Arroyo’s many sins and why she should be made to pay

Saturday 03rd, July 2010 / 09:12

By RONALYN V. OLEA
Bulatlat.com

MANILA — After nine years in power, Gloria Macapagal-Arroyo has left the Malacanang palace. She is no longer cloaked with presidential immunity, which she and her allies had used to shield her from corruption charges, human-rights violations and other alleged crimes against the Filipino people.

Up to her last weeks in office, impunity presented itself. For two consecutive days, journalists Jesiderio Camangyan, radio anchor of Sunrise FM in Davao Oriental, and Joselito Agustin of dzJC Aksyon Radyo in Laoag City, were shot dead. After the elections, human-rights worker Benjamin Bayles of Negros Occidental, union member Edward Panganiban of Laguna and Bayan Muna member Jim Gales of Davao were murdered in separate incidents.

In the past nine years, journalists and activists have become easy targets for assassination. According to the National Union of Journalists of the Philippines (NUJP), 104 journalists have been murdered under the Arroyo regime. Human-rights group Karapatan recorded 1,190 victims of extrajudicial killings under the Arroyo regime, from January 2001 to March 2010.

There had been 205 victims of enforced disappearances, 1,028 victims of torture, and hundreds of thousands were forcibly displaced in rural areas as a result of military operations.

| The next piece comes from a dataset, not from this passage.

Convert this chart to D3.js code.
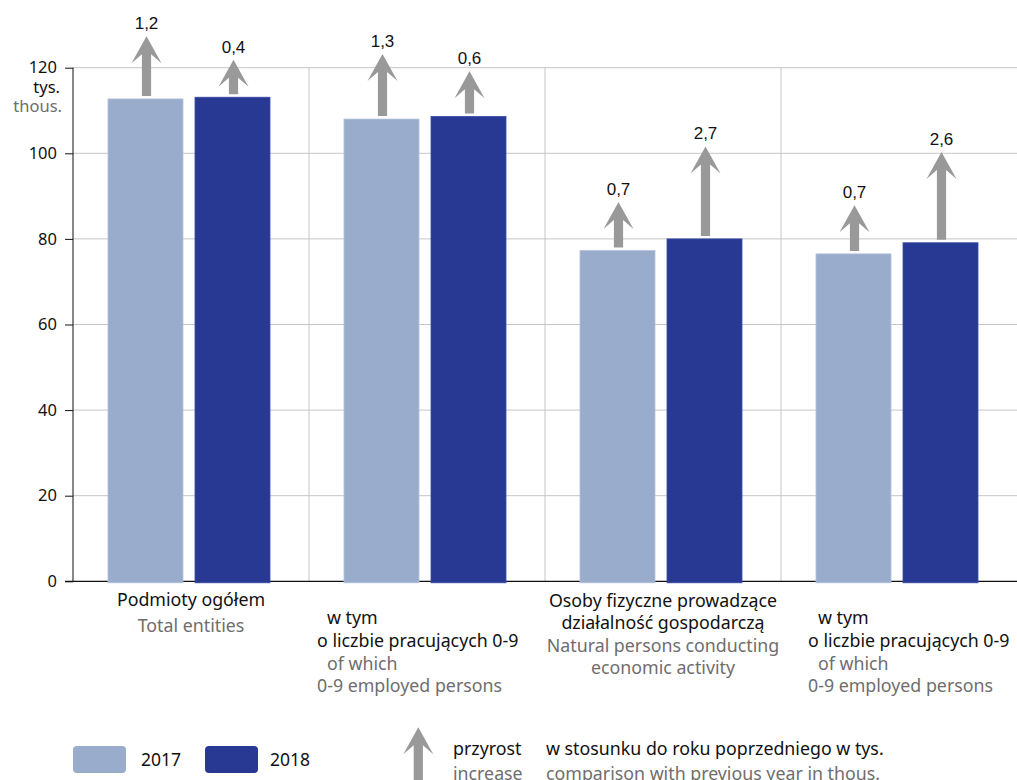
<!DOCTYPE html>
<html>
<head>
<meta charset="utf-8">
<script src="https://cdn.jsdelivr.net/npm/d3@7"></script>
<style>
  html, body { margin: 0; padding: 0; background: #fff; }
  svg { display: block; }
</style>
</head>
<body>
<svg id="chart" width="1017" height="780"></svg>
<script>
// ---- data ----
const categories = ["g1", "g2", "g3", "g4"];
const years = ["2017", "2018"];
const values2017 = [112.7, 108.0, 77.3, 76.5];
const values2018 = [113.1, 108.6, 80.0, 79.1];
const increase2017 = ["1,2", "1,3", "0,7", "0,7"];
const increase2018 = ["0,4", "0,6", "2,7", "2,6"];
const yTicks = [0, 20, 40, 60, 80, 100, 120];
const labelsPL = [
  ["Podmioty ogółem"],
  ["w tym", "o liczbie pracujących 0-9"],
  ["Osoby fizyczne prowadzące", "działalność gospodarczą"],
  ["w tym", "o liczbie pracujących 0-9"]
];
const labelsEN = [
  ["Total entities"],
  ["of which", "0-9 employed persons"],
  ["Natural persons conducting", "economic activity"],
  ["of which", "0-9 employed persons"]
];
const legendArrowPL = ["przyrost", "w stosunku do roku poprzedniego w tys."];
const legendArrowEN = ["increase", "comparison with previous year in thous."];

// ---- style ----
const C2017 = "#99accc", C2018 = "#283994", ARROW = "#999999";
const GRAY_TEXT = "#6e6e6e", DARK = "#111111";
const FONT = "'Noto Sans', 'Open Sans', sans-serif";
const NUMFONT = "'Liberation Sans', Arial, sans-serif";
const FS = 17.8;

const svg = d3.select("#chart");
const pLeft = 73, pRight = 1017, pTop = 67.7, pBottom = 581.3;

const x = d3.scaleBand().domain(categories).range([pLeft, pRight]).paddingInner(0).paddingOuter(0);
const xs = d3.scaleBand().domain(years).range([35, 197]).paddingInner(12 / 87).paddingOuter(0);
const y = d3.scaleLinear().domain([0, 120]).range([pBottom, pTop]);
const arrowLen = d3.scaleSqrt().domain([0, 2.7]).range([0, 89.5]);

// gridlines
svg.append("g").selectAll("line").data(yTicks.filter(d => d > 0)).join("line")
  .attr("x1", pLeft).attr("x2", pRight)
  .attr("y1", d => y(d)).attr("y2", d => y(d))
  .attr("stroke", "#c6c6c6").attr("stroke-width", 1);
svg.append("g").selectAll("line").data(categories.slice(1)).join("line")
  .attr("x1", d => x(d)).attr("x2", d => x(d))
  .attr("y1", pTop).attr("y2", pBottom)
  .attr("stroke", "#c6c6c6").attr("stroke-width", 1);

// y axis
const yAxis = d3.axisLeft(y).tickValues(yTicks).tickSize(8).tickPadding(8).tickFormat(d3.format("d"));
const ya = svg.append("g").attr("transform", `translate(${pLeft},0)`).call(yAxis);
ya.select(".domain").attr("stroke", "#111").attr("d", `M0,${pTop}V${pBottom}`);
ya.selectAll(".tick line").attr("stroke", "#111");
ya.selectAll(".tick text").attr("font-family", FONT).attr("font-size", 16.5).attr("fill", DARK);

svg.append("text").attr("x", 60).attr("y", 93).attr("text-anchor", "end")
  .attr("font-family", FONT).attr("font-size", 16.5).attr("fill", DARK).text("tys.");
svg.append("text").attr("x", 62).attr("y", 112).attr("text-anchor", "end")
  .attr("font-family", FONT).attr("font-size", 16.5).attr("fill", GRAY_TEXT).text("thous.");

// x axis baseline
svg.append("line").attr("x1", pLeft - 8).attr("x2", pRight).attr("y1", pBottom).attr("y2", pBottom)
  .attr("stroke", "#111").attr("stroke-width", 1.2);

// bars
const barData = [];
categories.forEach((c, i) => {
  barData.push({cat: c, year: "2017", v: values2017[i], inc: increase2017[i], color: C2017});
  barData.push({cat: c, year: "2018", v: values2018[i], inc: increase2018[i], color: C2018});
});

svg.append("g").selectAll("rect").data(barData).join("rect")
  .attr("x", d => x(d.cat) + xs(d.year))
  .attr("width", xs.bandwidth())
  .attr("y", d => y(d.v))
  .attr("height", d => y(0) - y(d.v) + 1.5)
  .attr("fill", d => d.color)
  .attr("stroke", d => d.year === "2017" ? "#b3c2dc" : "#3a4aa6")
  .attr("stroke-width", 0.8);

// arrows
function arrowPath(cx, tip, base) {
  const hw = 15, sw = 4.6, hh = 27, notch = 18;
  return `M${cx},${tip} L${cx + hw},${tip + hh} L${cx + sw},${tip + notch} L${cx + sw},${base} ` +
         `L${cx - sw},${base} L${cx - sw},${tip + notch} L${cx - hw},${tip + hh} Z`;
}
const ag = svg.append("g");
barData.forEach(d => {
  const cx = x(d.cat) + xs(d.year) + xs.bandwidth() / 2 + 1;
  const base = y(d.v) - 3;
  const len = arrowLen(+d.inc.replace(",", "."));
  const tip = base - len;
  ag.append("path").attr("d", arrowPath(cx, tip, base)).attr("fill", ARROW);
  ag.append("text").attr("x", cx).attr("y", tip - 7).attr("text-anchor", "middle")
    .attr("font-family", NUMFONT).attr("font-size", 17).attr("fill", DARK).text(d.inc);
});

// category labels
const lg = svg.append("g").attr("font-family", FONT).attr("font-size", FS);
[0, 2].forEach(i => {
  const cx = x(categories[i]) + x.bandwidth() / 2;
  const lines = labelsPL[i].map(t => ({t, c: DARK})).concat(labelsEN[i].map(t => ({t, c: GRAY_TEXT})));
  const ys = i === 0 ? [606, 631.5] : [606.5, 629, 651.5, 674];
  lines.forEach((l, k) => {
    lg.append("text").attr("x", cx).attr("y", ys[k]).attr("text-anchor", "middle")
      .attr("fill", l.c).text(l.t);
  });
});
[[1, 8], [3, 27]].forEach(([i, off]) => {
  const x0 = x(categories[i]) + off;
  const lines = [
    {t: labelsPL[i][0], c: DARK, dx: 10},
    {t: labelsPL[i][1], c: DARK, dx: 0},
    {t: labelsEN[i][0], c: GRAY_TEXT, dx: 10},
    {t: labelsEN[i][1], c: GRAY_TEXT, dx: 0}
  ];
  const ys = [624, 647, 669.5, 692];
  lines.forEach((l, k) => {
    lg.append("text").attr("x", x0 + l.dx).attr("y", ys[k]).attr("fill", l.c).text(l.t);
  });
});

// legend
const leg = svg.append("g").attr("font-family", FONT).attr("font-size", 17.5);
[[years[0], C2017, 73, 141], [years[1], C2018, 205, 270]].forEach(([t, c, sx, tx]) => {
  leg.append("rect").attr("x", sx).attr("y", 746).attr("width", 53).attr("height", 27)
    .attr("rx", 4).attr("fill", c);
  leg.append("text").attr("x", tx).attr("y", 766).attr("fill", DARK).text(t);
});
leg.append("path").attr("d", arrowPath(418.3, 727.3, 790)).attr("fill", ARROW);
leg.append("text").attr("x", 453).attr("y", 755).attr("fill", DARK).attr("font-size", FS).text(legendArrowPL[0]);
leg.append("text").attr("x", 453).attr("y", 780).attr("fill", GRAY_TEXT).attr("font-size", FS).text(legendArrowEN[0]);
leg.append("text").attr("x", 546).attr("y", 755).attr("fill", DARK).attr("font-size", FS).text(legendArrowPL[1]);
leg.append("text").attr("x", 546).attr("y", 780).attr("fill", GRAY_TEXT).attr("font-size", FS).text(legendArrowEN[1]);
</script>
</body>
</html>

These killings and other atrocities continue despite international condemnation and local protests. In fact, just this month, a five-member delegation of the Ecumenical Voice for Human Rights and Peace in the Philippines had gone to Geneva and made oral interventions at the 14th session of the United Nations Human Rights Council. They told the world that Arroyo’s counterinsurgency program has been the bloodiest and most vicious since martial law years.

Arroyo, as commander in chief of the armed forces, clearly condoned the killings. The absence of culpability of the known masterminds and the rewards given to the worst violators had emboldened the perpetrators even more to commit abuses.

Such impunity led to one of the greatest tragedies under the Arroyo regime, the Ampatuan massacre.

Closely allied with the Arroyos, the Ampatuans thought they could get away with the murder of 57 individuals, including 31 journalists. Already, the cases filed against the warlords of Maguindanao are at risk of going down the drain.

Impunity also persists in corruption and other scandals.

Arroyo and her husband Jose Miguel “Mike” Arroyo have also pocketed billions in various anomalous deals in the past nine years.


Using money, Arroyo was able to suppress seven impeachment cases filed against her. Using deception and repression, she was able to quell public outrage against her regime.

Following the expose on the “Hello Garci” election fraud scandal, Arroyo issued Proclamation 1017 and arrested leaders of the opposition, including the late Anakpawis congressman and labor leader Crispin Beltran. She also issued what was called a calibrated preemptive response (CPR) to break up mass protests.

To cover up for the cases of corruption and other scandals, Arroyo signed Executive Order 464 barring government officials from testifying before public inquiries without her approval.

Just recently, the Ombudsman, a close friend of the First Gentleman and a known ally of the president, absolved Arroyo and her husband from the aborted multimillion national broadband network deal with the Chinese telecom company ZTE.

Doubled Wealth

Arroyo’s declared wealth more than doubled in the past nine years. In 2001, when Arroyo took power, her total wealth was about P67 million. As of July 2009, according to her declared statement of assets and liabilities, her wealth has reached P144 million.

The “Jose Pidal” account that was exposed in 2003 had P321 million and the Arroyos’ real-estate properties in the United States totaled $7.1 million. The profligacy of the Arroyos, highlighted by that $20,000-dinner at Le Cirque in New York in August 2009, has enraged the poor and the hungry.

For how could she stomach the expensive dinner when back home, hunger has reached record numbers, with almost one in four Filipino households going hungry? In a 2009 report by the International Food Policy Research Institute (IFPRI), the Philippines ranked 34th on a scale of zero to 100 among 84 countries in the Global Hunger Index (GHI).